The resident is looking to reverse another appellate court ruling that rejected his First Amendment claims by finding that the city manager was not engaging in a state action when he blocked the resident.

Two years ago, the Supreme Court dismissed a case over former President Trump’s attempts to block critics from his personal Twitter account, which he had been using throughout his campaign for President and his Administration.

The Court also threw out an appeals court ruling that found Trump violated the First Amendment whenever he blocked a critic. 

The Trump Justice Department had argued that blocking people from the @realdonaldtrump account, which had 88 million followers at the time, was akin to elected officials refusing to allow their opponents’ yard signs on their own front lawns.

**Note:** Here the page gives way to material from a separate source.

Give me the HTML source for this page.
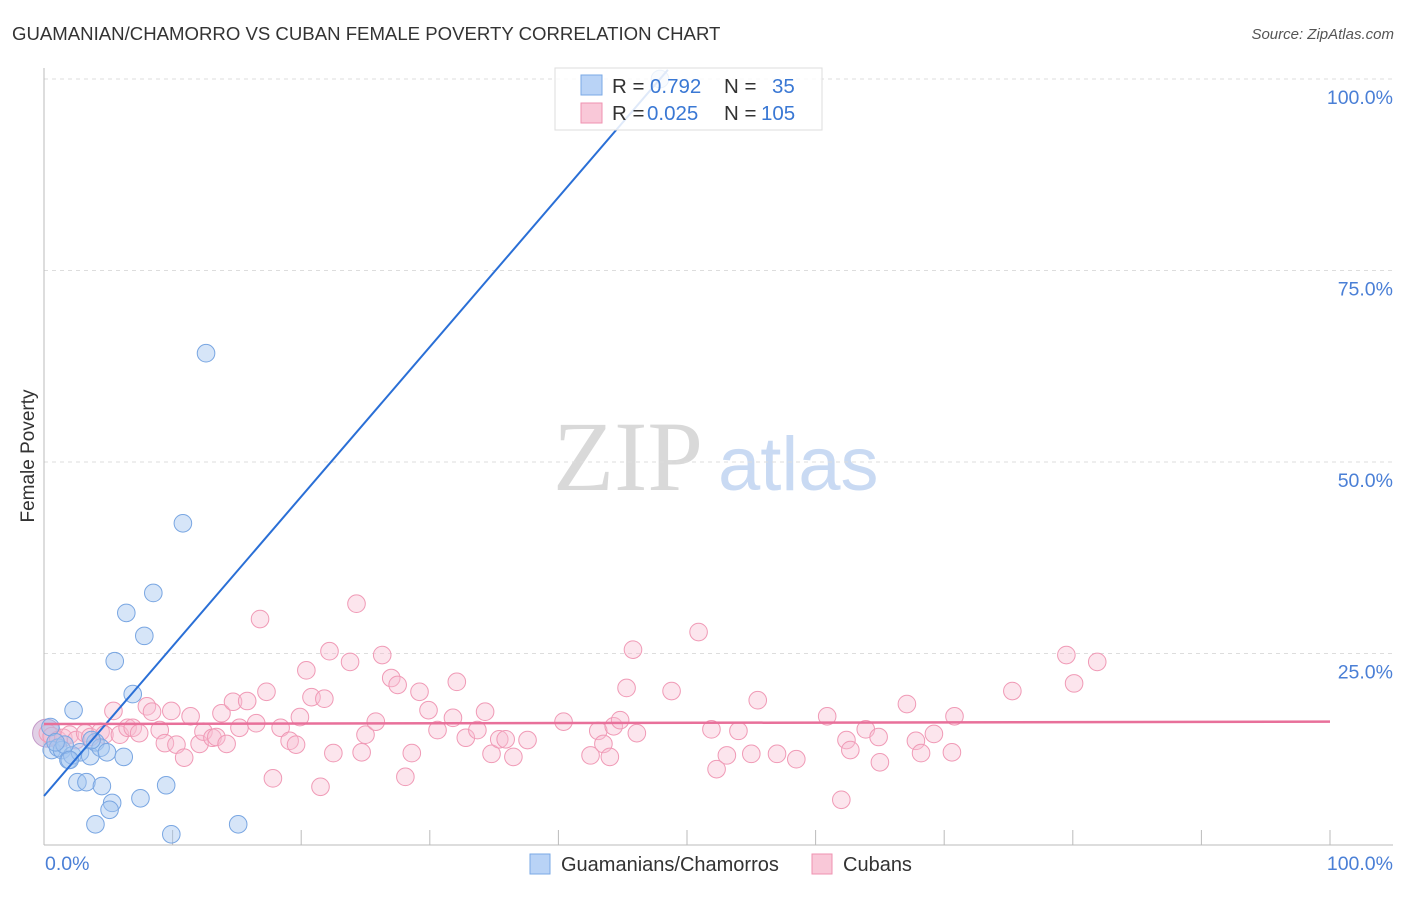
<!DOCTYPE html>
<html><head><meta charset="utf-8"><style>
body{margin:0;background:#fff;font-family:"Liberation Sans",sans-serif;}
</style></head><body>
<svg id="chart" width="1406" height="892" xmlns="http://www.w3.org/2000/svg" font-family="Liberation Sans, sans-serif">
<text x="12" y="40" font-size="18.6" fill="#333">GUAMANIAN/CHAMORRO VS CUBAN FEMALE POVERTY CORRELATION CHART</text>
<text x="1394" y="39" font-size="15" fill="#555" font-style="italic" text-anchor="end">Source: ZipAtlas.com</text>
<g>
<text x="553" y="490" font-size="100" fill="#d9d9d9" style="font-family:'Liberation Serif',serif">ZIP</text>
<text x="718" y="490" font-size="76" fill="#c9daf3">atlas</text>
</g>
<g id="grid"></g>
<g id="axes"></g>
<g id="pts"></g>
<g id="lines"></g>
<text transform="translate(34,456) rotate(-90)" font-size="19" fill="#333" text-anchor="middle">Female Poverty</text>
<g>
<rect x="555" y="68" width="267" height="62" fill="rgba(255,255,255,0.85)" stroke="#ddd"/>
<rect x="581" y="75" width="21" height="20" fill="#b9d3f6" stroke="#7aa8e6"/>
<rect x="581" y="103" width="21" height="20" fill="#f9c8d8" stroke="#ef92b0"/>
<text x="612" y="93" font-size="20.5" fill="#333">R = </text><text x="650" y="93" font-size="20.5" fill="#3a78d4">0.792</text>
<text x="724" y="93" font-size="20.5" fill="#333">N = </text><text x="772" y="93" font-size="20.5" fill="#3a78d4">35</text>
<text x="612" y="120" font-size="20.5" fill="#333">R = </text><text x="647" y="120" font-size="20.5" fill="#3a78d4">0.025</text>
<text x="724" y="120" font-size="20.5" fill="#333">N = </text><text x="761" y="120" font-size="20.5" fill="#3a78d4">105</text>
</g>
<g>
<rect x="530" y="854" width="20" height="20" fill="#b9d3f6" stroke="#7aa8e6"/>
<text x="561" y="871" font-size="20" fill="#333">Guamanians/Chamorros</text>
<rect x="812" y="854" width="20" height="20" fill="#f9c8d8" stroke="#ef92b0"/>
<text x="843" y="871" font-size="20" fill="#333">Cubans</text>
</g>
</svg>
<script>
const yTicks=[25,50,75,100];
const yTickLabels=["25.0%","50.0%","75.0%","100.0%"];
const xTickVals=[0,10,20,30,40,50,60,70,80,90,100];
const blueX=[47.9,12.6,10.8,8.5,6.4,7.8,5.5,6.9,2.3,0.5,0.6,1.1,1.4,1.9,2.2,2.8,3.6,4.0,4.4,4.9,6.2,2.6,3.3,4.5,5.3,5.1,7.5,9.5,4.0,9.9,15.1,1.6,0.9,3.7,2.0];
const blueY=[100,64.2,42.0,32.9,30.3,27.3,24.0,19.7,17.6,15.4,12.4,12.7,12.4,11.1,11.7,12.1,11.6,13.4,12.7,12.1,11.5,8.2,8.2,7.7,5.5,4.6,6.1,7.8,2.7,1.4,2.7,13.1,13.4,13.7,11.1];
const pinkX=[0.3,0.6,1.1,1.5,2.0,2.5,3.2,3.6,4.4,4.7,5.4,5.9,6.5,6.9,7.4,8.0,8.4,9.0,9.4,9.9,10.3,10.9,11.4,12.1,12.4,13.1,13.4,13.8,14.2,14.7,15.2,15.8,16.5,16.8,17.3,17.8,18.4,19.1,19.6,19.9,20.4,20.8,21.5,21.8,22.2,22.5,23.8,24.3,24.7,25.0,25.8,26.3,27.0,27.5,28.1,28.6,29.2,29.9,30.6,31.8,32.1,32.8,33.7,34.3,34.8,35.4,35.9,36.5,37.6,40.4,42.5,43.1,43.5,44.0,44.3,44.8,45.3,45.8,46.1,48.8,50.9,51.9,52.3,53.1,54.0,55.0,55.5,57.0,58.5,60.9,62.0,62.4,62.7,63.9,64.9,65.0,67.1,67.8,68.2,69.2,70.6,70.8,75.3,79.5,80.1,81.9];
const pinkY=[14.6,14.2,13.7,14.0,14.4,13.7,14.6,14.1,14.8,14.4,17.5,14.4,15.3,15.3,14.6,18.1,17.4,15.0,13.3,17.5,13.1,11.4,16.8,13.2,14.8,14.0,14.1,17.2,13.2,18.7,15.3,18.8,15.9,29.5,20.0,8.7,15.3,13.6,13.1,16.7,22.8,19.3,7.6,19.1,25.3,12.0,23.9,31.5,12.1,14.4,16.1,24.8,21.8,20.9,8.9,12.0,20.0,17.6,15.0,16.6,21.3,14.0,15.0,17.4,11.9,13.8,13.8,11.5,13.7,16.1,11.7,14.9,13.2,11.5,15.5,16.3,20.5,25.5,14.6,20.1,27.8,15.1,9.9,11.7,14.9,11.9,18.9,11.9,11.2,16.8,5.9,13.7,12.4,15.1,14.1,10.8,18.4,13.6,12.0,14.5,12.1,16.8,20.1,24.8,21.1,23.9];
const blueLine=[6.4,47.9,100];   // intercept, x at which y=100
const pinkLine=[15.8,16.1];      // y at x=0, y at x=100
const NS="http://www.w3.org/2000/svg";
const X=v=>44+v*12.86, Y=v=>845-v*7.66;
function mk(tag,attrs,parent){const e=document.createElementNS(NS,tag);for(const k in attrs)e.setAttribute(k,attrs[k]);document.getElementById(parent).appendChild(e);return e;}
yTicks.forEach((t,i)=>{
 const g=mk('line',{x1:44,x2:1393,y1:Y(t),y2:Y(t),stroke:'#ddd','stroke-dasharray':'4,4'},'grid');
 
 
 const l=mk('text',{x:1393,y:Y(t)+25,'font-size':19.5,fill:'#4a7fd6','text-anchor':'end'},'axes');
 l.textContent=yTickLabels[i];
 
 
});
const ax=mk('line',{x1:44,x2:44,y1:68,y2:845,stroke:'#bbb'},'axes');


const bx=mk('line',{x1:44,x2:1393,y1:845,y2:845,stroke:'#bbb'},'axes');


xTickVals.forEach(t=>{
 const k=mk('line',{x1:X(t),x2:X(t),y1:830,y2:845,stroke:'#bbb'},'axes');
 
 
});
const x0=mk('text',{x:45,y:870,'font-size':19.5,fill:'#4a7fd6'},'axes');x0.textContent='0.0%';


const x1=mk('text',{x:1393,y:870,'font-size':19.5,fill:'#4a7fd6','text-anchor':'end'},'axes');x1.textContent='100.0%';


const big=mk('circle',{cx:X(0.2),cy:Y(14.6),r:14,fill:'rgba(200,170,210,0.55)',stroke:'#c49ac8'},'pts');


pinkX.forEach((v,i)=>{
 const c=mk('circle',{cx:X(v),cy:Y(pinkY[i]),r:8.8,fill:'rgba(248,190,210,0.4)',stroke:'#f09ab6','stroke-width':1},'pts');
 
 
});
blueX.forEach((v,i)=>{
 const c=mk('circle',{cx:X(v),cy:Y(blueY[i]),r:8.8,fill:'rgba(165,198,240,0.45)',stroke:'#79a6e2','stroke-width':1},'pts');
 
 
});
const slope=(blueLine[2]-blueLine[0])/blueLine[1];
const xe=(101.2-blueLine[0])/slope;
const bl=mk('line',{x1:X(0),y1:Y(blueLine[0]),x2:X(xe),y2:Y(101.2),stroke:'#2a6fd6','stroke-width':2},'lines');


const pl=mk('line',{x1:X(0),y1:Y(pinkLine[0]),x2:X(100),y2:Y(pinkLine[1]),stroke:'#e8709a','stroke-width':2.5},'lines');


</script>
</body></html>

But a federal appeals court in New York had found that Trump used the account to make statements that were overwhelmingly official in nature.

In noting at the time that Twitter had suspended Trump’s account following the deadly January 6, 2021 insurrection “due to the risk of further incitement of violence,” Justice Clarence Thomas wrote in a separate opinion, “As Twitter made clear, the right to cut off speech lies most powerfully in the hands of private digital platforms.” (Twitter has since reinstated the account.)

Thomas agreed with his colleagues about the outcome of the Trump case, but he added that the situation raised “interesting and important questions.”